Les Barjots sur le toit du monde 25 ans après, épisode 1 : Daniel Costantini, le guide
"Daniel, 1995, c’était hier ou ça paraît loin maintenant ?"
Daniel Costantini : "Ça commence à faire un peu loin. Et en même temps, j’ai des souvenirs encore très précis de ce Mondial. Je n’ai pas oublié grand chose. Ça m’a d’ailleurs fait sourire quand mon ancien capitaine Pascal Mahé m’a envoyé un SMS ces derniers jours qui disait: « N’oublie pas le 21 mai de boire un coup à la santé des champions du monde! » Non, Pascal, ne t’inquiète pas, je n’ai pas oublié la date, ni l’heure, 17h"
"C’est le titre dont on vous parle le plus encore aujourd’hui ?"
D. C : "Oui, pourtant la deuxième fois en 2001 c’était à Bercy devant 13.500 spectateurs et face à la Suède, considérée comme la meilleure équipe du monde à ce moment-là. Mais rien à faire, on continue de me parler plus souvent des « Barjots »que des «Costauds »"
"La 1ère fois que vous avez entendu le mot «Barjots » c’était quand ?"
D. C : "En 1993, dans une interview donnée par Philippe Gardent à Anouk Corge, journaliste à l’Equipe. Elle avait demandé aux joueurs comment ils se définissaient en un mot et Boule (surnom de Gardent) lui a répondu: «on est une belle bande de Barjots! ». Le lendemain, c’était le titre à la Une et c’est resté. Moi je les aurais appelés les Fêlés carrément! En tout cas, ça correspondait bien à l’ossature de cette équipe, même si tous n’étaient pas Barjots dans le groupe."
"Le bébé est magnifique mais il n'est pas sorti tout de suite !"
"Philippe Gardent, encore lui, a parlé affectueusement de vous un jour comme de « la sage-femme du handball français ». Ce titre mondial de 1995 a-t-il été votre accouchement le plus douloureux ?"
D. C : "Non, parce que pour arriver au résultat de 1995, il a fallu se mettre au travail fin 1987. Donc des moments délicats, il y en a eu beaucoup au début quand les joueurs ont découvert l’entraînement intensif. Des accouchements difficiles, j’en avais vécu quelques-uns auparavant! Celui de 1995 est le plus réussi parce qu’au bout du compte le bébé est magnifique, on est champions du monde, mais il n’est pas sorti tout de suite, ça a duré quelques jours!"
"C’est vrai que ce Mondial a été loin d’être une promenade de santé, notamment au début avec deux défaites en phase de groupe..."

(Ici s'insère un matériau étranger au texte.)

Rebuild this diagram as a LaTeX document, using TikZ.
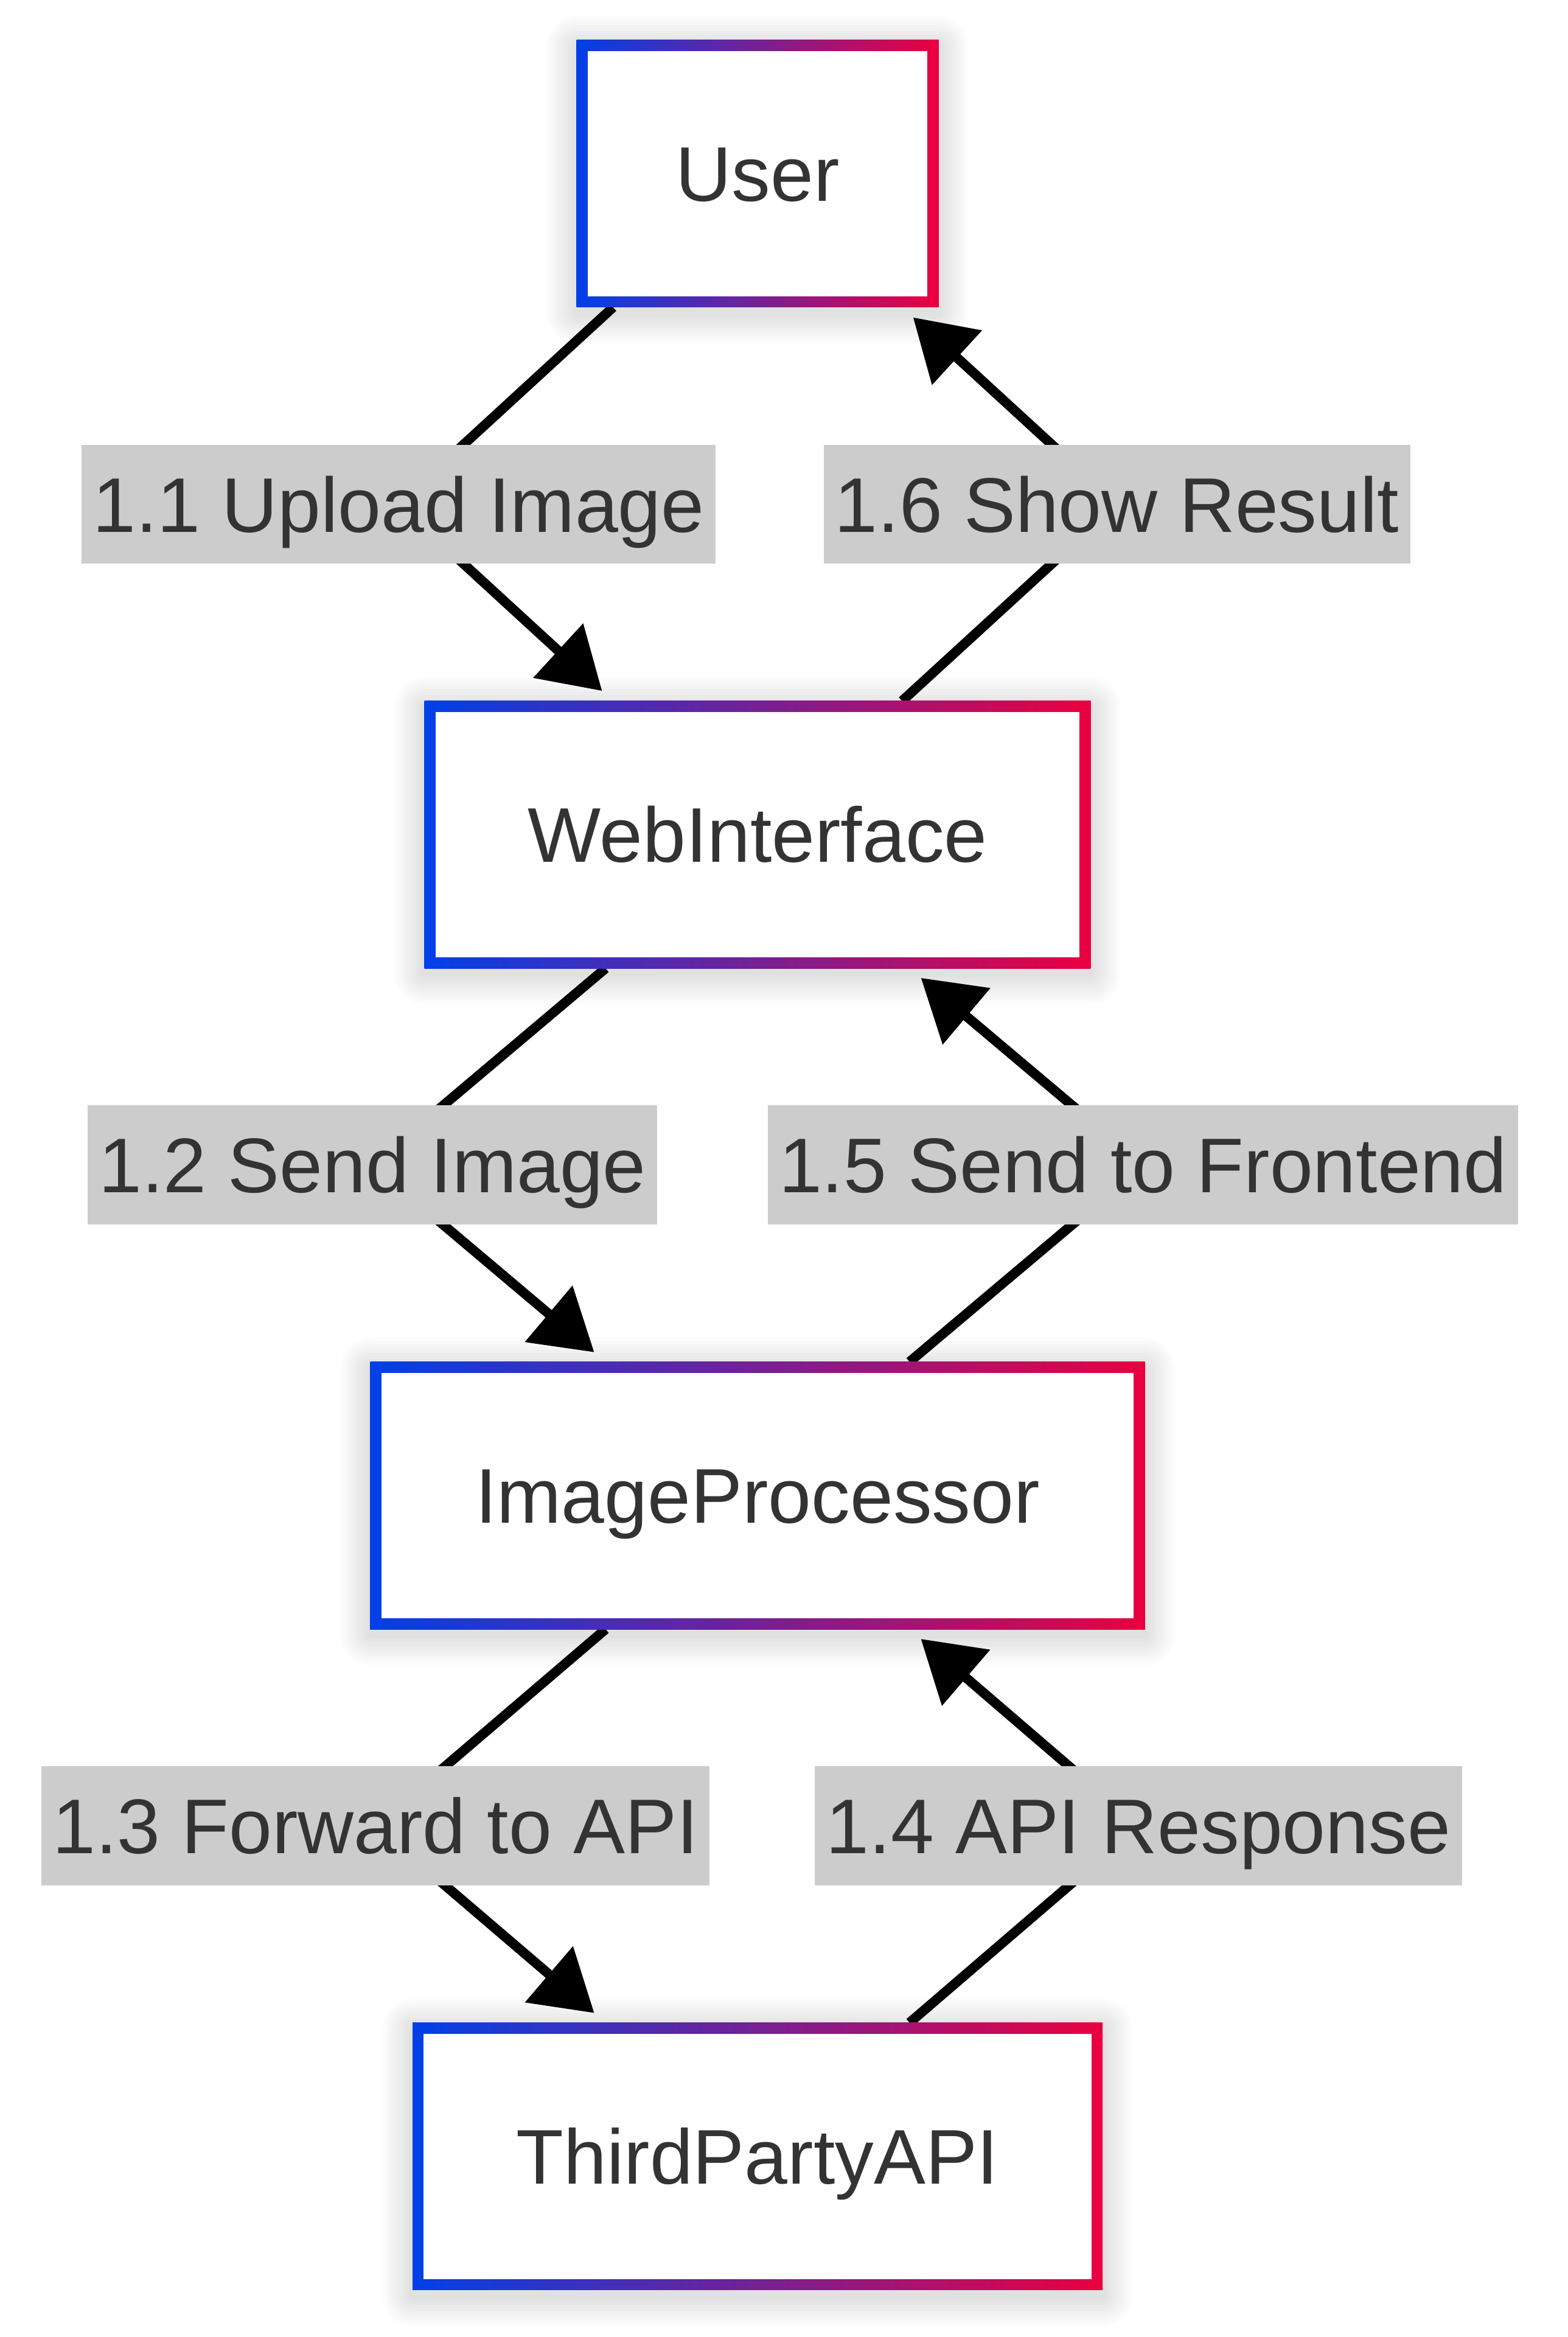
\documentclass[tikz,border=0pt]{standalone}
\usepackage{fontspec}
\setmainfont{Liberation Sans}
\usepackage{xcolor}
\usepackage{tikz}
\usetikzlibrary{calc,arrows.meta,positioning}
\definecolor{edgeblue}{RGB}{0,64,232}
\definecolor{edgered}{RGB}{235,0,64}
\definecolor{txtgray}{RGB}{51,51,51}
\definecolor{lblgray}{RGB}{204,204,204}
\pgfdeclarelayer{glow}
\pgfdeclarelayer{wires}
\pgfsetlayers{glow,wires,main}

\begin{document}
\begin{tikzpicture}[x=1pt,y=-1pt,
  font=\fontsize{52}{62}\selectfont, text=txtgray,
  box/.style={minimum width=#1, minimum height=179.4pt, inner sep=0pt, outer sep=0pt,
    left color=edgeblue, right color=edgered, text height=37.2pt, text depth=0pt,
    path picture={\fill[white] ($(path picture bounding box.south west)+(7.5,-7.5)$)
      rectangle ($(path picture bounding box.north east)+(-7.5,7.5)$);}},
  lbl/.style={fill=lblgray, minimum height=80pt, inner xsep=7.5pt, inner ysep=0pt,
    text height=37.2pt, text depth=0pt},
  flow/.style={line width=6.5pt, -{Triangle[length=40pt,width=48pt]}, shorten >=10pt}]
  \useasboundingbox (0,0) rectangle (1052,1568);

  \node [box=243pt] (user) at (508.4,116.5) {User};
  \node [box=447pt] (web) at (508.4,560) {WebInterface};
  \node [box=520pt] (proc) at (508.4,1003.4) {ImageProcessor};
  \node [box=463pt] (api) at (508.4,1446.8) {ThirdPartyAPI};

  \node [lbl] (l11) at (267.5,338.3) {1.1 Upload Image};
  \node [lbl] (l16) at (749.5,338.3) {1.6 Show Result};
  \node [lbl] (l12) at (250,781.7) {1.2 Send Image};
  \node [lbl] (l15) at (767,781.7) {1.5 Send to Frontend};
  \node [lbl] (l13) at (252,1225.1) {1.3 Forward to API};
  \node [lbl] (l14) at (764,1225.1) {1.4 API Response};

  \begin{pgfonlayer}{wires}
    \draw [flow] ($(user.south)+(-97,0)$) -- (l11.center) -- ($(web.north)+(-97,0)$);
    \draw [flow] ($(web.north)+(97,0)$) -- (l16.center) -- ($(user.south)+(97,0)$);
    \draw [flow] ($(web.south)+(-102,0)$) -- (l12.center) -- ($(proc.north)+(-102,0)$);
    \draw [flow] ($(proc.north)+(102,0)$) -- (l15.center) -- ($(web.south)+(102,0)$);
    \draw [flow] ($(proc.south)+(-102,0)$) -- (l13.center) -- ($(api.north)+(-102,0)$);
    \draw [flow] ($(api.north)+(102,0)$) -- (l14.center) -- ($(proc.south)+(102,0)$);
  \end{pgfonlayer}

  \begin{pgfonlayer}{glow}
    \fill [white] (0,0) rectangle (1052,1568);
    \foreach \n in {user,web,proc,api}
      \foreach \i in {1,...,10}
        \fill [black, opacity=0.013, rounded corners={2pt*\i}]
          ($(\n.north west)+(-2*\i,-2*\i+4)$) rectangle ($(\n.south east)+(2*\i,2*\i+4)$);
  \end{pgfonlayer}
\end{tikzpicture}
\end{document}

D. C : "C’est vrai. Et la préparation n’avait pas été extraordinaire non plus. Je me souviens d’un match laborieux à Chartres contre la Tunisie, d’une victoire in extremis contre Cuba et d’une défaite de 7 buts en Slovénie... Donc déjà à la base, on n’était vraiment pas serein en arrivant en Islande et moi, je ne savais pas trop où j’allais... Et puis il y avait une ambiance pourrie dans l’équipe la première semaine entre les Marseillais de l’OM-Vitrolles, le club-phare de l’époque en France, et les autres. Sans compter que les plus anciens, présents depuis 1987, commençaient à en avoir ras-le-bol de Costantini ! Bref ça tiraillait de tous les côtés et moi je ne faisais rien pour calmer les esprits car je n’avais pas encore mon équipe en tête. Je tâtonnais, je changeais la composition à chaque match. Il y a dû y avoir cinq équipes différentes lors des cinq rencontres de la phase de groupe ! Je faisais tourner tout le monde et ça rajoutait des tensions."
"Quand est-ce que se produit le déclic finalement ?"
D. C : "Au moment d’aborder les matches-couperets. 3èmes de notre poule, on se retrouve condamnés à affronter les Espagnols, qui avaient fait très forte impression jusque-là et venaient tout juste de naturaliser Talant Dujshebaev, en 8èmes de finale. Je me souviens qu’on avait pris un tout petit avion pour aller à Akureyri, au Nord de l’île et franchement, on y allait comme à l’échafaud. Là-bas, je décide enfin de ce qui me paraît être la meilleure équipe à mes yeux et j’écarte quatre joueurs parmi lesquels Gardent et Perreux, des Bronzés historiques de Barcelone, qui sont restés exemplaires jusqu’au bout, même s’ils n’ont plus joué par la suite. Et là, pendant que je me retrouve dans ma solitude de chef qui décide, Denis Lathoud provoque la fameuse réunion d’Akureyri au cours de laquelle les joueurs se décident à laver leur linge sale entre eux à l’hôtel. Les deux effets conjugués ont donné un état d’esprit totalement différent pour la suite de la compétition."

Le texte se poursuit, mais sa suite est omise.